Anyway I catapult out some free offerings for the waters residents then side cast along to the trees about 30yds away. My second rod is baited with two pieces of sweetcorn, still hair-rigged, and goes straight out to a mass of spindly dead twig things poking out of the water in front of me.
I’ve not got banksticks, the rods are just rested on the bankside vegetation, I tighten up to the lead and click on the baitrunners. I’m only four feet away even if I’ve got to leap over the wire.
Now it’s time to sit down grab a lump of cheese and a glass of wine and really chill. The sun’s out, the scenery is amazing and the good lady is happy.
It’s probably about twenty minutes later as we’re chatting away that I notice a knock on the rod tip, it’s the bait nearest the trees. My wife says she didn’t see anything, but a minute later there’s a second tug, which she does see, and I’m then on my feet and carefully stepping over the fence.
As I bend down to reach for the rod the tip pulls round and something starts to take line, I click off the baitrunner and start to play a spirited fish, this isn’t a 2lb roach!
There’s a bit of resistance but I steer the fish slowly towards me and manage to find an opening in the brambles and grass clumps to put out my landing net, before finally scooping up what I can now see is a carp.
It’s a nice mirror in the 10-12lb range, I don’t weigh it properly, but I’ve actually caught something from an unknown lake and a reasonable fish at that. Not a monster but I’d like to think the prebaiting helped.
For the next hour or so the water goes very quiet, I’m assuming playing in that fish has spooked any other carp away from the area, of course I still rebait and pop it back out but this time a little further into the corner.
Even though nothing much is happening I do notice I’m getting little taps on my other rod and its not until there’s a definite pluck that I wind in to find the corn has been taken. On go a couple more pieces and the bait is back out, with a couple of helpings of corn from the catapult over the top.
Not long after the tip is bouncing all over place, I strike and have something hooked which doesn’t take much to bring in even though it darts all over the place. It’s another mirror, but only small, about a pound, and in the next hour I have a bit of fun landing half a dozen of them.

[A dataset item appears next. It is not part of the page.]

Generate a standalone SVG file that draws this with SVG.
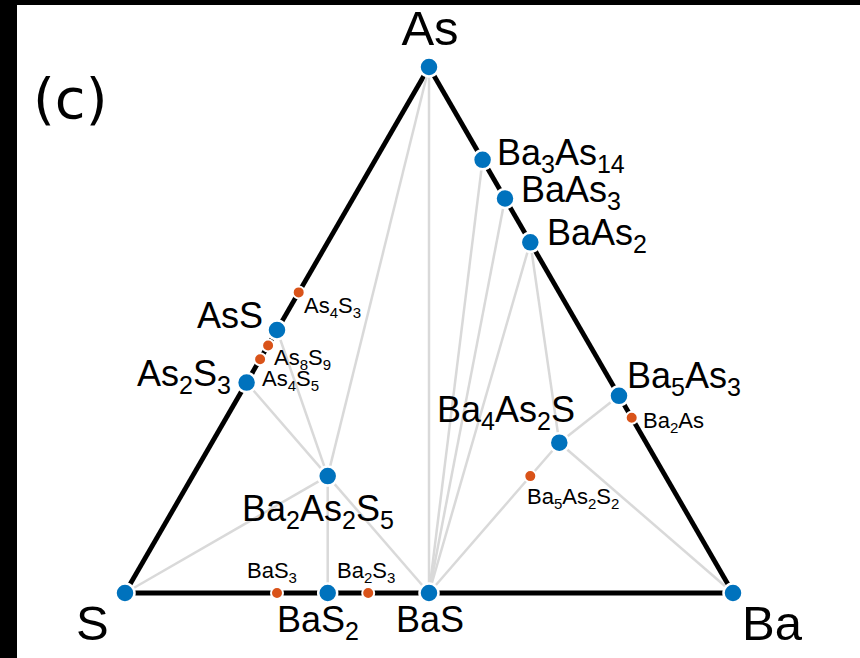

But I’m soon getting bored with the tiddlers and thread on a boilie instead of the corn and pop it out. All this time nothing has been near my tree rod.
We’re now getting into early evening and the sun is slowly sinking lower in the sky, the wine has been finished, and both of us are sitting by the lake feeling very contented… and then it all goes nuts!
The tree rod suddenly nods, then arcs right round and line starts screaming off the reel. I attempt to leap over the fence but brush my leg on the wire and get a nice belt up my thigh. I grab the rod, baitrunner off, then adjust the clutch to allow some line to pass but also tight enough to tire my quarry.
The first couple of minutes are hairy, as what I’m pretty sure is another carp, drags me deeper in the corner with the overhanging trees, and not knowing the water I have no idea if there are any snags under there. Slowly I gain ground and finally get it into open water, not that it gives up and when I think I have it in front of me it powers off up the other side of the bank. Luckily I’d lifted my other rod out the way.
Eventually I tease this lump of a fish into the net. Now with rods all over the place, and trying to lift the net and fish over the brambles and the fence, I get a second shock from the wire… I think I know how a cow feels!
Finally on the mat I unhook my second mirror carp of the day, but this is certainly bigger, and getting the scales out this time it goes a few ounces over 20lb. Yes, that’s a proper carp!
I give it another half hour as it must be nearly 7.30pm now, and beside some little ones sucking on the boilies that is the end of my afternoons fishing action. I’ve caught a couple of good fish and the wife has taken some great photo’s, so who could complain… perhaps the back of my legs, they’re still tingling!